Where is a wonderful saying by Mark Twain; “It ain’t what you don’t know that gets you into trouble. It’s what you know for sure that just ain’t so”. Today, books by Twain no doubt carry trigger warnings lest some university student gets upset by an idea they don’t like.
Unfortunately, there are some in medicine who also need trigger warnings and are not interested in hearing views contrary to their own. When British consultant Clive Bates visited to talk about tobacco harm reduction (including to a parliamentary committee) various health bodies refused to meet with him. Why? Because he supports vaping for harm reduction and they do not.
You would think it makes more sense scientifically to hear the arguments of those with a different view in emerging areas (before anyone raises anti-vaxxers, vaccines are not an emerging area).
So, the rest of this article carries a trigger warning. If you don’t like your ideas on dietary guidelines and saturated fats to be challenged, then turn the page or otherwise look away now.
There is a startling graph on page 328 of Big Fat Surprise, by Nina Teicholz, which shows the percentage of obese people in the United States between 1971 and 2006. There is an inflection point where the graph changes from a flat line to an incline. This inflection point is the first introduction of low fat dietary guidelines in that nation.
One of the arguments put by those in public health for the increase in rates of obesity (and type 2 diabetes) is that the public do not follow the guidelines. Sales figures for vegetables, red meat, grain products, vegetable oils and full fat dairy show the exact opposite. The public has adopted a low saturated fat diet over the last 40 years – to its detriment.

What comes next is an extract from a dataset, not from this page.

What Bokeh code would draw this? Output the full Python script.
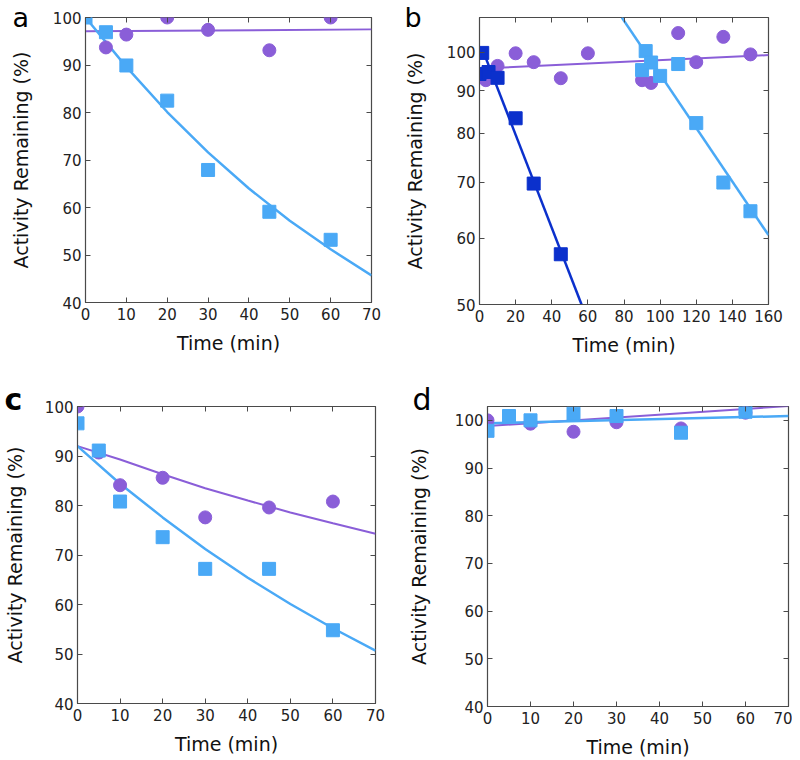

There has been a growing view that this advice was not based on science.
A 2014 paper in JAMA stated “Reducing total fat (replacing total fat with overall carbohydrates) does not lower cardiovascular disease risk …”
In 2015 the BMJ published something even more damning: “Dietary recommendations were introduced for 220 million US and 56 million citizens in the UK in 1983, in the absence of supporting evidence from randomised control trials.”
American congressman and physician, Andy Harris MD wrote on The Hill; “… the lack of sound science has led to a number of dietary tenets that are not just mistaken, but even harmful – as a number of recent studies suggest”.
A confluence of many coinciding historical events got us to this point.
Simplified, our views on saturated fats and cholesterol have been shaped by the “settled science” promoted by American physiologist, Ancel Keyes, in the 1960s. His ability to shout down critics rather than his scientific method (based on selecting six of 22 countries) won the day.
Now, the Prospective Urban Rural Epidemiological (PURE) study of 135,000 people in 18 countries over seven years has changed the “game”. It found a high-carbohydrate, low-fat diet was associated with increased mortality and heart disease.
Total and saturated fats were associated with a decreased risk of death. Fat consumption was not associated with cardiovascular disease, stroke or mortality.
Furthermore, the study found eating fruits and vegetables beyond moderation did not have any health benefit.
It has turned conventional thinking upside down. To quote author Dr Mashid Dehghan (PhD) from Canada’s McMaster University: “Global dietary guidelines should be reconsidered in the light of these findings.”
What has been the response to this? Attempts to discredit the work while putting fingers in the ears and singing “la la la”.
The main Australian dietitians group, the Dietitians Association of Australia, continues to promote a diet high in grains (carbohydrate) and low in fat. A glance at their website shows they receive sponsorship from manufacturers of grain-based foods.
Supporters of ketogenic, paleo and other low carbohydrate health fat (LCHF) diets are castigated for “cutting out whole food groups”. Vegetarian and vegan diets which cut out whole food groups do not attract this criticism.
You can speculate as to the reasons for this.
Ultimately, we have dietary guidelines, which were never based on rigorous science. Real-world outcomes show that the public, in following the guidelines, has become heavier and has higher rates of type 2 diabetes. Major research shows that the opposite of what we have believed is, in fact, the case.
We need to be scientists, not ideologues, and stop believing that which “just ain’t so”, despite believing it for 40 years.